__What is needed__:
Write out the entire listing below exactly, with the pictures left out.
START
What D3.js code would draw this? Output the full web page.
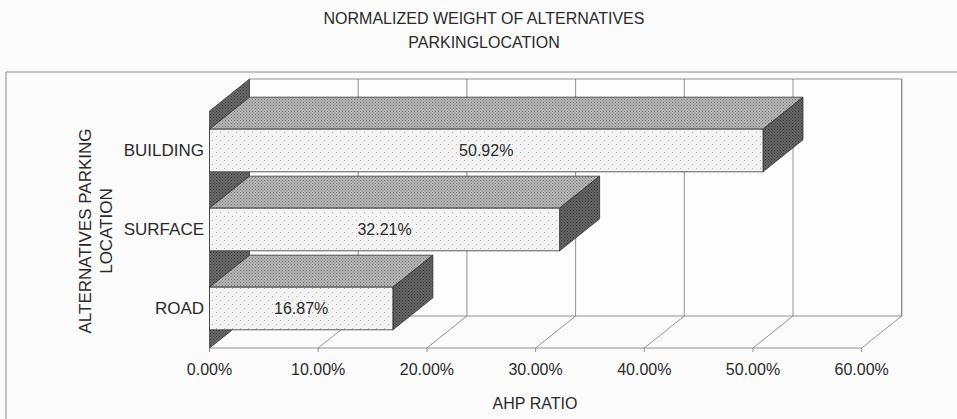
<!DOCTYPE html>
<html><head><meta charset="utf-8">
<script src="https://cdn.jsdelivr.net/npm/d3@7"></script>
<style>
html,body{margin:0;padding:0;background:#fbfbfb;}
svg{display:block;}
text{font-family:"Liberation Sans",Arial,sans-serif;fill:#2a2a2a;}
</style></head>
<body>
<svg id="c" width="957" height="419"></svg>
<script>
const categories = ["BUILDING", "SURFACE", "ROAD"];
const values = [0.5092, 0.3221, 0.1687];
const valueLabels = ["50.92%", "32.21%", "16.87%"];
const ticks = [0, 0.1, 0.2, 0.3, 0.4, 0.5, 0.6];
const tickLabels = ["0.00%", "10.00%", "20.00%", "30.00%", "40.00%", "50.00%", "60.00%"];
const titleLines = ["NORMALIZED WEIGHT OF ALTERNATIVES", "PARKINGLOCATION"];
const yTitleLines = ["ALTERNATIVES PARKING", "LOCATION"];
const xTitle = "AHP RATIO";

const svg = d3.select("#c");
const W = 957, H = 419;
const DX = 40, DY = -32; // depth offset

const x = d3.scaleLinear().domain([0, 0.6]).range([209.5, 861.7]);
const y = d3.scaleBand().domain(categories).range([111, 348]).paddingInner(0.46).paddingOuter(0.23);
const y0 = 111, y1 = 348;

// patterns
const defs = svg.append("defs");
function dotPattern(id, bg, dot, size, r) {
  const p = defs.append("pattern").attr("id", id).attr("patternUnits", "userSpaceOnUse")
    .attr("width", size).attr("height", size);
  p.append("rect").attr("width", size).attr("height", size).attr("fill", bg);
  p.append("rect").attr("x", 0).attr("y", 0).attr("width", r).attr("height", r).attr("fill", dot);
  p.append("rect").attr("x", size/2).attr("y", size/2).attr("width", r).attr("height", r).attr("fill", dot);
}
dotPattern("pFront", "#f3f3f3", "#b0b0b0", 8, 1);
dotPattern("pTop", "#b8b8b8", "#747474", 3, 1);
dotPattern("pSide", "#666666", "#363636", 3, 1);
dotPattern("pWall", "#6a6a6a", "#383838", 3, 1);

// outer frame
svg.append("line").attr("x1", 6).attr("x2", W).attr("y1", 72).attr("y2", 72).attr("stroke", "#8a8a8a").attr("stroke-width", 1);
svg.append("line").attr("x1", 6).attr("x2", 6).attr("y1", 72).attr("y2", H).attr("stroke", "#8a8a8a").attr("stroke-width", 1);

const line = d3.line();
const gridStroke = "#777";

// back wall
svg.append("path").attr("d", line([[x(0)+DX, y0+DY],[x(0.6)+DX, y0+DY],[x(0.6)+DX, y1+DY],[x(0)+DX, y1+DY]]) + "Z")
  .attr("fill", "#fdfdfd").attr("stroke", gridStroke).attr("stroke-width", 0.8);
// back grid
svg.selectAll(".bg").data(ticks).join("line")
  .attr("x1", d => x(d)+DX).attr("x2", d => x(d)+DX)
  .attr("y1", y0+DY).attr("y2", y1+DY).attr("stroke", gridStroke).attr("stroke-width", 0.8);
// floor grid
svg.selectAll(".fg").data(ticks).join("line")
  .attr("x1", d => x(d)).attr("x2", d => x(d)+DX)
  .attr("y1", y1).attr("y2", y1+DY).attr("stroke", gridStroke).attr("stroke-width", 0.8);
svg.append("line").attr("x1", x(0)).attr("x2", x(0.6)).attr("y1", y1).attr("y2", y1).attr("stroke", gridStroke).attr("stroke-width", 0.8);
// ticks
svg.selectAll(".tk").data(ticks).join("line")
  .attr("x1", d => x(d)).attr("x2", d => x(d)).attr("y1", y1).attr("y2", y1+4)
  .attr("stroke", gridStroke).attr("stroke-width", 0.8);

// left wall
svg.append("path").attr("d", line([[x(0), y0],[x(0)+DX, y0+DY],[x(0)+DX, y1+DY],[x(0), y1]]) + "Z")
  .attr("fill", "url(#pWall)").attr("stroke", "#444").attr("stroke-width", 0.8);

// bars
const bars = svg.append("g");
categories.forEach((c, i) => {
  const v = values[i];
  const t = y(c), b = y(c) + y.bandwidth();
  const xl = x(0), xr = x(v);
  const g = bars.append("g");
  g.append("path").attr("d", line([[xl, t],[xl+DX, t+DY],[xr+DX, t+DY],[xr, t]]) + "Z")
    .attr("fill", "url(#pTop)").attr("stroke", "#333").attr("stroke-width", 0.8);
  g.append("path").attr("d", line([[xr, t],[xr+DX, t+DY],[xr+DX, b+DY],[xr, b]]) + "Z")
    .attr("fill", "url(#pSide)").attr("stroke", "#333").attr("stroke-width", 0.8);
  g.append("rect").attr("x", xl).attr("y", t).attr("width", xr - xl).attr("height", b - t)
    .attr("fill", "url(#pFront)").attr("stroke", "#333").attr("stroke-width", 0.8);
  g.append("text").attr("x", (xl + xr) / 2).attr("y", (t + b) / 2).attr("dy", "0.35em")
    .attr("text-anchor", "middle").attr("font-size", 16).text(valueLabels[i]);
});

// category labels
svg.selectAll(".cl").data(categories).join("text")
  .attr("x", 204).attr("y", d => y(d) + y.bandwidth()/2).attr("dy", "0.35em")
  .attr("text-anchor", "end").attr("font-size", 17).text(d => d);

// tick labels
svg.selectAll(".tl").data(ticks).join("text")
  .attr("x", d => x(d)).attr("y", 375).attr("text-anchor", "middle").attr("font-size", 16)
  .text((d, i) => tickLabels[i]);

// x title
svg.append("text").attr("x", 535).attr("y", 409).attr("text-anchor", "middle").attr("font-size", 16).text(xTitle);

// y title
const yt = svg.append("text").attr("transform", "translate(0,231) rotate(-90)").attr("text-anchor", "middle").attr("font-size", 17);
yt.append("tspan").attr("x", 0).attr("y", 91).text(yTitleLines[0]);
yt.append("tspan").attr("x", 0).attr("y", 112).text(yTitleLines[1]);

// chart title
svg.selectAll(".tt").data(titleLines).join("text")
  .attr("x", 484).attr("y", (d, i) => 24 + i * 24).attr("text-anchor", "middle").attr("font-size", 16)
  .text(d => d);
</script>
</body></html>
END
__Reply__:
What D3.js code would draw this? Output the full web page.
<!DOCTYPE html>
<html><head><meta charset="utf-8">
<script src="https://cdn.jsdelivr.net/npm/d3@7"></script>
<style>
html,body{margin:0;padding:0;background:#fbfbfb;}
svg{display:block;}
text{font-family:"Liberation Sans",Arial,sans-serif;fill:#2a2a2a;}
</style></head>
<body>
<svg id="c" width="957" height="419"></svg>
<script>
const categories = ["BUILDING", "SURFACE", "ROAD"];
const values = [0.5092, 0.3221, 0.1687];
const valueLabels = ["50.92%", "32.21%", "16.87%"];
const ticks = [0, 0.1, 0.2, 0.3, 0.4, 0.5, 0.6];
const tickLabels = ["0.00%", "10.00%", "20.00%", "30.00%", "40.00%", "50.00%", "60.00%"];
const titleLines = ["NORMALIZED WEIGHT OF ALTERNATIVES", "PARKINGLOCATION"];
const yTitleLines = ["ALTERNATIVES PARKING", "LOCATION"];
const xTitle = "AHP RATIO";

const svg = d3.select("#c");
const W = 957, H = 419;
const DX = 40, DY = -32; // depth offset

const x = d3.scaleLinear().domain([0, 0.6]).range([209.5, 861.7]);
const y = d3.scaleBand().domain(categories).range([111, 348]).paddingInner(0.46).paddingOuter(0.23);
const y0 = 111, y1 = 348;

// patterns
const defs = svg.append("defs");
function dotPattern(id, bg, dot, size, r) {
  const p = defs.append("pattern").attr("id", id).attr("patternUnits", "userSpaceOnUse")
    .attr("width", size).attr("height", size);
  p.append("rect").attr("width", size).attr("height", size).attr("fill", bg);
  p.append("rect").attr("x", 0).attr("y", 0).attr("width", r).attr("height", r).attr("fill", dot);
  p.append("rect").attr("x", size/2).attr("y", size/2).attr("width", r).attr("height", r).attr("fill", dot);
}
dotPattern("pFront", "#f3f3f3", "#b0b0b0", 8, 1);
dotPattern("pTop", "#b8b8b8", "#747474", 3, 1);
dotPattern("pSide", "#666666", "#363636", 3, 1);
dotPattern("pWall", "#6a6a6a", "#383838", 3, 1);

// outer frame
svg.append("line").attr("x1", 6).attr("x2", W).attr("y1", 72).attr("y2", 72).attr("stroke", "#8a8a8a").attr("stroke-width", 1);
svg.append("line").attr("x1", 6).attr("x2", 6).attr("y1", 72).attr("y2", H).attr("stroke", "#8a8a8a").attr("stroke-width", 1);

const line = d3.line();
const gridStroke = "#777";

// back wall
svg.append("path").attr("d", line([[x(0)+DX, y0+DY],[x(0.6)+DX, y0+DY],[x(0.6)+DX, y1+DY],[x(0)+DX, y1+DY]]) + "Z")
  .attr("fill", "#fdfdfd").attr("stroke", gridStroke).attr("stroke-width", 0.8);
// back grid
svg.selectAll(".bg").data(ticks).join("line")
  .attr("x1", d => x(d)+DX).attr("x2", d => x(d)+DX)
  .attr("y1", y0+DY).attr("y2", y1+DY).attr("stroke", gridStroke).attr("stroke-width", 0.8);
// floor grid
svg.selectAll(".fg").data(ticks).join("line")
  .attr("x1", d => x(d)).attr("x2", d => x(d)+DX)
  .attr("y1", y1).attr("y2", y1+DY).attr("stroke", gridStroke).attr("stroke-width", 0.8);
svg.append("line").attr("x1", x(0)).attr("x2", x(0.6)).attr("y1", y1).attr("y2", y1).attr("stroke", gridStroke).attr("stroke-width", 0.8);
// ticks
svg.selectAll(".tk").data(ticks).join("line")
  .attr("x1", d => x(d)).attr("x2", d => x(d)).attr("y1", y1).attr("y2", y1+4)
  .attr("stroke", gridStroke).attr("stroke-width", 0.8);

// left wall
svg.append("path").attr("d", line([[x(0), y0],[x(0)+DX, y0+DY],[x(0)+DX, y1+DY],[x(0), y1]]) + "Z")
  .attr("fill", "url(#pWall)").attr("stroke", "#444").attr("stroke-width", 0.8);

// bars
const bars = svg.append("g");
categories.forEach((c, i) => {
  const v = values[i];
  const t = y(c), b = y(c) + y.bandwidth();
  const xl = x(0), xr = x(v);
  const g = bars.append("g");
  g.append("path").attr("d", line([[xl, t],[xl+DX, t+DY],[xr+DX, t+DY],[xr, t]]) + "Z")
    .attr("fill", "url(#pTop)").attr("stroke", "#333").attr("stroke-width", 0.8);
  g.append("path").attr("d", line([[xr, t],[xr+DX, t+DY],[xr+DX, b+DY],[xr, b]]) + "Z")
    .attr("fill", "url(#pSide)").attr("stroke", "#333").attr("stroke-width", 0.8);
  g.append("rect").attr("x", xl).attr("y", t).attr("width", xr - xl).attr("height", b - t)
    .attr("fill", "url(#pFront)").attr("stroke", "#333").attr("stroke-width", 0.8);
  g.append("text").attr("x", (xl + xr) / 2).attr("y", (t + b) / 2).attr("dy", "0.35em")
    .attr("text-anchor", "middle").attr("font-size", 16).text(valueLabels[i]);
});

// category labels
svg.selectAll(".cl").data(categories).join("text")
  .attr("x", 204).attr("y", d => y(d) + y.bandwidth()/2).attr("dy", "0.35em")
  .attr("text-anchor", "end").attr("font-size", 17).text(d => d);

// tick labels
svg.selectAll(".tl").data(ticks).join("text")
  .attr("x", d => x(d)).attr("y", 375).attr("text-anchor", "middle").attr("font-size", 16)
  .text((d, i) => tickLabels[i]);

// x title
svg.append("text").attr("x", 535).attr("y", 409).attr("text-anchor", "middle").attr("font-size", 16).text(xTitle);

// y title
const yt = svg.append("text").attr("transform", "translate(0,231) rotate(-90)").attr("text-anchor", "middle").attr("font-size", 17);
yt.append("tspan").attr("x", 0).attr("y", 91).text(yTitleLines[0]);
yt.append("tspan").attr("x", 0).attr("y", 112).text(yTitleLines[1]);

// chart title
svg.selectAll(".tt").data(titleLines).join("text")
  .attr("x", 484).attr("y", (d, i) => 24 + i * 24).attr("text-anchor", "middle").attr("font-size", 16)
  .text(d => d);
</script>
</body></html>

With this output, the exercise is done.